- DESCRIPTION OF THE TASK
Reproduce the full listing below unchanged, apart from the pictures.

- GIVEN INFORMATION
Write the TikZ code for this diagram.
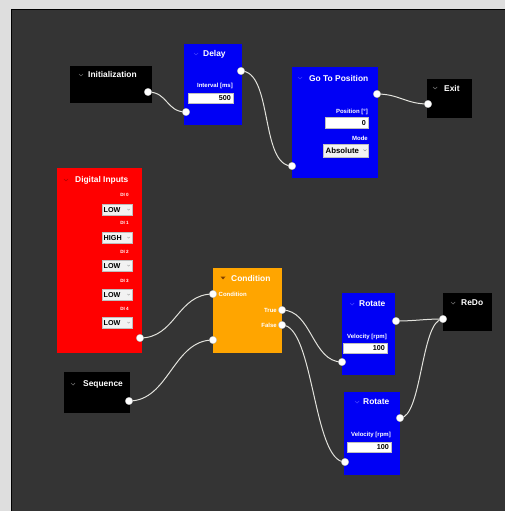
\documentclass[tikz,border=0pt]{standalone}
\usepackage{fontspec}
\setmainfont{Liberation Sans}
\pgfdeclarelayer{bg}
\pgfdeclarelayer{wires}
\pgfsetlayers{bg,wires,main}
\definecolor{panel}{HTML}{343434}
\definecolor{outer}{HTML}{DEDEDE}
\definecolor{nblue}{HTML}{0000F5}
\definecolor{nred}{HTML}{FF0000}
\definecolor{norange}{HTML}{FFA500}
\definecolor{wirec}{HTML}{E2E2DC}
\begin{document}
\begin{tikzpicture}[x=1pt,y=-1pt,
  nodebox/.style={rectangle, draw=none, inner sep=0pt, anchor=north west},
  title/.style={text=white, font=\bfseries\fontsize{8.4pt}{9pt}\selectfont, anchor=west, inner sep=0pt},
  lbl/.style={text=white, font=\bfseries\fontsize{6pt}{6.5pt}\selectfont, anchor=east, inner sep=0pt},
  lblw/.style={lbl, anchor=west},
  field/.style={rectangle, fill=white, draw=black!25, line width=0.4pt, anchor=north west, inner sep=0pt},
  combo/.style={field, fill=black!5},
  val/.style={text=black, font=\bfseries\fontsize{7.2pt}{7.5pt}\selectfont, inner sep=0pt},
  port/.style={circle, fill=white, draw=black!30, line width=0.3pt, minimum size=7.5pt, inner sep=0pt},
  wire/.style={draw=wirec, line width=1pt},
  chev/.style={line width=0.7pt, line cap=round, line join=round}
]
\useasboundingbox (0,0) rectangle (504,511);
\begin{pgfonlayer}{bg}
\fill[outer] (-2,-2) rectangle (507,514);
\fill[panel] (11,9) rectangle (507,514);
\draw[black, line width=1.3pt] (11.6,514) -- (11.6,9.6) -- (507,9.6);
\end{pgfonlayer}

% ---------- Initialization
\node[nodebox, fill=black, minimum width=82pt, minimum height=37pt] (init) at (70,66) {};
\draw[chev, black!60] (79,74) -- (81,76) -- (83,74);
\node[title] at (88,74.5) {Initialization};
\node[port] (initout) at (148,92) {};

% ---------- Delay
\node[nodebox, fill=nblue, minimum width=58pt, minimum height=81pt] (delay) at (184,44) {};
\draw[chev, blue!60!white!60!blue] (194,53) -- (196,55) -- (198,53);
\node[title] at (203,54) {Delay};
\node[port] (delayout) at (241,71) {};
\node[lbl] at (233,86) {Interval [ms]};
\node[field, minimum width=45pt, minimum height=10pt] (delayf) at (188,93) {};
\node[val, anchor=east] at (231,98.3) {500};
\node[port] (delayin) at (186,112) {};

% ---------- Go To Position
\node[nodebox, fill=nblue, minimum width=86pt, minimum height=111pt] (goto) at (292,67) {};
\draw[chev, blue!60!white!60!blue] (298,77) -- (300,79) -- (302,77);
\node[title] at (309,78) {Go To Position};
\node[port] (gotoout) at (377,94) {};
\node[lbl] at (368,112) {Position [°]};
\node[field, minimum width=43pt, minimum height=11pt] (gotof) at (325,117) {};
\node[val, anchor=east] at (366,122.6) {0};
\node[lbl] at (368,138) {Mode};
\node[combo, minimum width=45pt, minimum height=13pt] (gotom) at (323,144) {};
\node[val, anchor=west, font=\bfseries\fontsize{7.8pt}{8pt}\selectfont] at (325.5,150.5) {Absolute};
\draw[chev, black!40, line width=0.5pt] (363.5,149.5) -- (365,151) -- (366.5,149.5);
\node[port] (gotoin) at (292,166) {};

% ---------- Exit
\node[nodebox, fill=black, minimum width=45pt, minimum height=39pt] (exit) at (427,79) {};
\draw[chev, black!60] (433,87) -- (435,89) -- (437,87);
\node[title] at (444,88) {Exit};
\node[port] (exitin) at (428,104) {};

% ---------- Digital Inputs
\node[nodebox, fill=nred, minimum width=85pt, minimum height=185pt] (di) at (57,168) {};
\draw[chev, red!70!black] (64,179) -- (66,181) -- (68,179);
\node[title] at (75,180) {Digital Inputs};
\foreach \i/\ly/\fy/\v in {0/195/204/LOW, 1/223/232/HIGH, 2/252/260/LOW, 3/281/289/LOW, 4/309/317/LOW}{
  \node[lbl, font=\bfseries\fontsize{4.6pt}{5pt}\selectfont] at (129,\ly) {DI \i};
  \node[combo, minimum width=30pt, minimum height=11pt] (dif\i) at (102,\fy) {};
  \node[val, anchor=west] at (103.5,\fy+5.7) {\v};
  \draw[chev, black!35, line width=0.4pt] (127.5,\fy+5) -- (128.7,\fy+6.2) -- (129.9,\fy+5);
}
\node[port] (diout) at (140,338) {};

% ---------- Condition
\node[nodebox, fill=norange, minimum width=69pt, minimum height=85pt] (cond) at (213,268) {};
\fill[orange!50!black] (220.5,276.5) -- (225.5,276.5) -- (223,279.5) -- cycle;
\node[title] at (231,278) {Condition};
\node[port] (condin) at (213,294) {};
\node[lblw] at (218.5,294) {Condition};
\node[port] (condtrue) at (282,310) {};
\node[lbl] at (277,310) {True};
\node[port] (condfalse) at (282,325) {};
\node[lbl] at (277,325) {False};
\node[port] (condin2) at (213,340) {};

% ---------- Rotate 1
\node[nodebox, fill=nblue, minimum width=53pt, minimum height=82pt] (rot1) at (342,293) {};
\draw[chev, blue!60!white!60!blue] (350,303) -- (352,305) -- (354,303);
\node[title] at (359,304) {Rotate};
\node[port] (rot1out) at (396,321) {};
\node[lbl] at (387,337) {Velocity [rpm]};
\node[field, minimum width=44pt, minimum height=10pt] (rot1f) at (343,343) {};
\node[val, anchor=east] at (385,348.3) {100};
\node[port] (rot1in) at (342,362) {};

% ---------- ReDo
\node[nodebox, fill=black, minimum width=49pt, minimum height=38pt] (redo) at (443,293) {};
\draw[chev, black!60] (451,302) -- (453,304) -- (455,302);
\node[title] at (461,303) {ReDo};
\node[port] (redoin) at (443,319) {};

% ---------- Sequence
\node[nodebox, fill=black, minimum width=66pt, minimum height=41pt] (seq) at (64,372) {};
\draw[chev, black!60] (71,383) -- (73,385) -- (75,383);
\node[title] at (83,384) {Sequence};
\node[port] (seqout) at (129,401) {};

% ---------- Rotate 2
\node[nodebox, fill=nblue, minimum width=56pt, minimum height=83pt] (rot2) at (344,392) {};
\draw[chev, blue!60!white!60!blue] (355,401) -- (357,403) -- (359,401);
\node[title] at (363,402) {Rotate};
\node[port] (rot2out) at (400,418) {};
\node[lbl] at (391,435) {Velocity [rpm]};
\node[field, minimum width=44pt, minimum height=10pt] (rot2f) at (347,442) {};
\node[val, anchor=east] at (389,447.3) {100};
\node[port] (rot2in) at (345,462) {};

% ---------- wires
\begin{pgfonlayer}{wires}
\draw[wire] (initout.center) .. controls +(20,0) and +(-20,0) .. (delayin.center);
\draw[wire] (delayout.center) .. controls +(32,0) and +(-32,0) .. (gotoin.center);
\draw[wire] (gotoout.center) .. controls +(22,0) and +(-22,0) .. (exitin.center);
\draw[wire] (diout.center) .. controls +(36,0) and +(-36,0) .. (condin.center);
\draw[wire] (seqout.center) .. controls +(40,0) and +(-40,0) .. (condin2.center);
\draw[wire] (condtrue.center) .. controls +(30,0) and +(-30,0) .. (rot1in.center);
\draw[wire] (condfalse.center) .. controls +(32,0) and +(-32,0) .. (rot2in.center);
\draw[wire] (rot1out.center) .. controls +(20,0) and +(-20,0) .. (redoin.center);
\draw[wire] (rot2out.center) .. controls +(22,0) and +(-22,0) .. (redoin.center);
\end{pgfonlayer}
\end{tikzpicture}
\end{document}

- WRITTEN RESPONSE
Write the TikZ code for this diagram.
\documentclass[tikz,border=0pt]{standalone}
\usepackage{fontspec}
\setmainfont{Liberation Sans}
\pgfdeclarelayer{bg}
\pgfdeclarelayer{wires}
\pgfsetlayers{bg,wires,main}
\definecolor{panel}{HTML}{343434}
\definecolor{outer}{HTML}{DEDEDE}
\definecolor{nblue}{HTML}{0000F5}
\definecolor{nred}{HTML}{FF0000}
\definecolor{norange}{HTML}{FFA500}
\definecolor{wirec}{HTML}{E2E2DC}
\begin{document}
\begin{tikzpicture}[x=1pt,y=-1pt,
  nodebox/.style={rectangle, draw=none, inner sep=0pt, anchor=north west},
  title/.style={text=white, font=\bfseries\fontsize{8.4pt}{9pt}\selectfont, anchor=west, inner sep=0pt},
  lbl/.style={text=white, font=\bfseries\fontsize{6pt}{6.5pt}\selectfont, anchor=east, inner sep=0pt},
  lblw/.style={lbl, anchor=west},
  field/.style={rectangle, fill=white, draw=black!25, line width=0.4pt, anchor=north west, inner sep=0pt},
  combo/.style={field, fill=black!5},
  val/.style={text=black, font=\bfseries\fontsize{7.2pt}{7.5pt}\selectfont, inner sep=0pt},
  port/.style={circle, fill=white, draw=black!30, line width=0.3pt, minimum size=7.5pt, inner sep=0pt},
  wire/.style={draw=wirec, line width=1pt},
  chev/.style={line width=0.7pt, line cap=round, line join=round}
]
\useasboundingbox (0,0) rectangle (504,511);
\begin{pgfonlayer}{bg}
\fill[outer] (-2,-2) rectangle (507,514);
\fill[panel] (11,9) rectangle (507,514);
\draw[black, line width=1.3pt] (11.6,514) -- (11.6,9.6) -- (507,9.6);
\end{pgfonlayer}

% ---------- Initialization
\node[nodebox, fill=black, minimum width=82pt, minimum height=37pt] (init) at (70,66) {};
\draw[chev, black!60] (79,74) -- (81,76) -- (83,74);
\node[title] at (88,74.5) {Initialization};
\node[port] (initout) at (148,92) {};

% ---------- Delay
\node[nodebox, fill=nblue, minimum width=58pt, minimum height=81pt] (delay) at (184,44) {};
\draw[chev, blue!60!white!60!blue] (194,53) -- (196,55) -- (198,53);
\node[title] at (203,54) {Delay};
\node[port] (delayout) at (241,71) {};
\node[lbl] at (233,86) {Interval [ms]};
\node[field, minimum width=45pt, minimum height=10pt] (delayf) at (188,93) {};
\node[val, anchor=east] at (231,98.3) {500};
\node[port] (delayin) at (186,112) {};

% ---------- Go To Position
\node[nodebox, fill=nblue, minimum width=86pt, minimum height=111pt] (goto) at (292,67) {};
\draw[chev, blue!60!white!60!blue] (298,77) -- (300,79) -- (302,77);
\node[title] at (309,78) {Go To Position};
\node[port] (gotoout) at (377,94) {};
\node[lbl] at (368,112) {Position [°]};
\node[field, minimum width=43pt, minimum height=11pt] (gotof) at (325,117) {};
\node[val, anchor=east] at (366,122.6) {0};
\node[lbl] at (368,138) {Mode};
\node[combo, minimum width=45pt, minimum height=13pt] (gotom) at (323,144) {};
\node[val, anchor=west, font=\bfseries\fontsize{7.8pt}{8pt}\selectfont] at (325.5,150.5) {Absolute};
\draw[chev, black!40, line width=0.5pt] (363.5,149.5) -- (365,151) -- (366.5,149.5);
\node[port] (gotoin) at (292,166) {};

% ---------- Exit
\node[nodebox, fill=black, minimum width=45pt, minimum height=39pt] (exit) at (427,79) {};
\draw[chev, black!60] (433,87) -- (435,89) -- (437,87);
\node[title] at (444,88) {Exit};
\node[port] (exitin) at (428,104) {};

% ---------- Digital Inputs
\node[nodebox, fill=nred, minimum width=85pt, minimum height=185pt] (di) at (57,168) {};
\draw[chev, red!70!black] (64,179) -- (66,181) -- (68,179);
\node[title] at (75,180) {Digital Inputs};
\foreach \i/\ly/\fy/\v in {0/195/204/LOW, 1/223/232/HIGH, 2/252/260/LOW, 3/281/289/LOW, 4/309/317/LOW}{
  \node[lbl, font=\bfseries\fontsize{4.6pt}{5pt}\selectfont] at (129,\ly) {DI \i};
  \node[combo, minimum width=30pt, minimum height=11pt] (dif\i) at (102,\fy) {};
  \node[val, anchor=west] at (103.5,\fy+5.7) {\v};
  \draw[chev, black!35, line width=0.4pt] (127.5,\fy+5) -- (128.7,\fy+6.2) -- (129.9,\fy+5);
}
\node[port] (diout) at (140,338) {};

% ---------- Condition
\node[nodebox, fill=norange, minimum width=69pt, minimum height=85pt] (cond) at (213,268) {};
\fill[orange!50!black] (220.5,276.5) -- (225.5,276.5) -- (223,279.5) -- cycle;
\node[title] at (231,278) {Condition};
\node[port] (condin) at (213,294) {};
\node[lblw] at (218.5,294) {Condition};
\node[port] (condtrue) at (282,310) {};
\node[lbl] at (277,310) {True};
\node[port] (condfalse) at (282,325) {};
\node[lbl] at (277,325) {False};
\node[port] (condin2) at (213,340) {};

% ---------- Rotate 1
\node[nodebox, fill=nblue, minimum width=53pt, minimum height=82pt] (rot1) at (342,293) {};
\draw[chev, blue!60!white!60!blue] (350,303) -- (352,305) -- (354,303);
\node[title] at (359,304) {Rotate};
\node[port] (rot1out) at (396,321) {};
\node[lbl] at (387,337) {Velocity [rpm]};
\node[field, minimum width=44pt, minimum height=10pt] (rot1f) at (343,343) {};
\node[val, anchor=east] at (385,348.3) {100};
\node[port] (rot1in) at (342,362) {};

% ---------- ReDo
\node[nodebox, fill=black, minimum width=49pt, minimum height=38pt] (redo) at (443,293) {};
\draw[chev, black!60] (451,302) -- (453,304) -- (455,302);
\node[title] at (461,303) {ReDo};
\node[port] (redoin) at (443,319) {};

% ---------- Sequence
\node[nodebox, fill=black, minimum width=66pt, minimum height=41pt] (seq) at (64,372) {};
\draw[chev, black!60] (71,383) -- (73,385) -- (75,383);
\node[title] at (83,384) {Sequence};
\node[port] (seqout) at (129,401) {};

% ---------- Rotate 2
\node[nodebox, fill=nblue, minimum width=56pt, minimum height=83pt] (rot2) at (344,392) {};
\draw[chev, blue!60!white!60!blue] (355,401) -- (357,403) -- (359,401);
\node[title] at (363,402) {Rotate};
\node[port] (rot2out) at (400,418) {};
\node[lbl] at (391,435) {Velocity [rpm]};
\node[field, minimum width=44pt, minimum height=10pt] (rot2f) at (347,442) {};
\node[val, anchor=east] at (389,447.3) {100};
\node[port] (rot2in) at (345,462) {};

% ---------- wires
\begin{pgfonlayer}{wires}
\draw[wire] (initout.center) .. controls +(20,0) and +(-20,0) .. (delayin.center);
\draw[wire] (delayout.center) .. controls +(32,0) and +(-32,0) .. (gotoin.center);
\draw[wire] (gotoout.center) .. controls +(22,0) and +(-22,0) .. (exitin.center);
\draw[wire] (diout.center) .. controls +(36,0) and +(-36,0) .. (condin.center);
\draw[wire] (seqout.center) .. controls +(40,0) and +(-40,0) .. (condin2.center);
\draw[wire] (condtrue.center) .. controls +(30,0) and +(-30,0) .. (rot1in.center);
\draw[wire] (condfalse.center) .. controls +(32,0) and +(-32,0) .. (rot2in.center);
\draw[wire] (rot1out.center) .. controls +(20,0) and +(-20,0) .. (redoin.center);
\draw[wire] (rot2out.center) .. controls +(22,0) and +(-22,0) .. (redoin.center);
\end{pgfonlayer}
\end{tikzpicture}
\end{document}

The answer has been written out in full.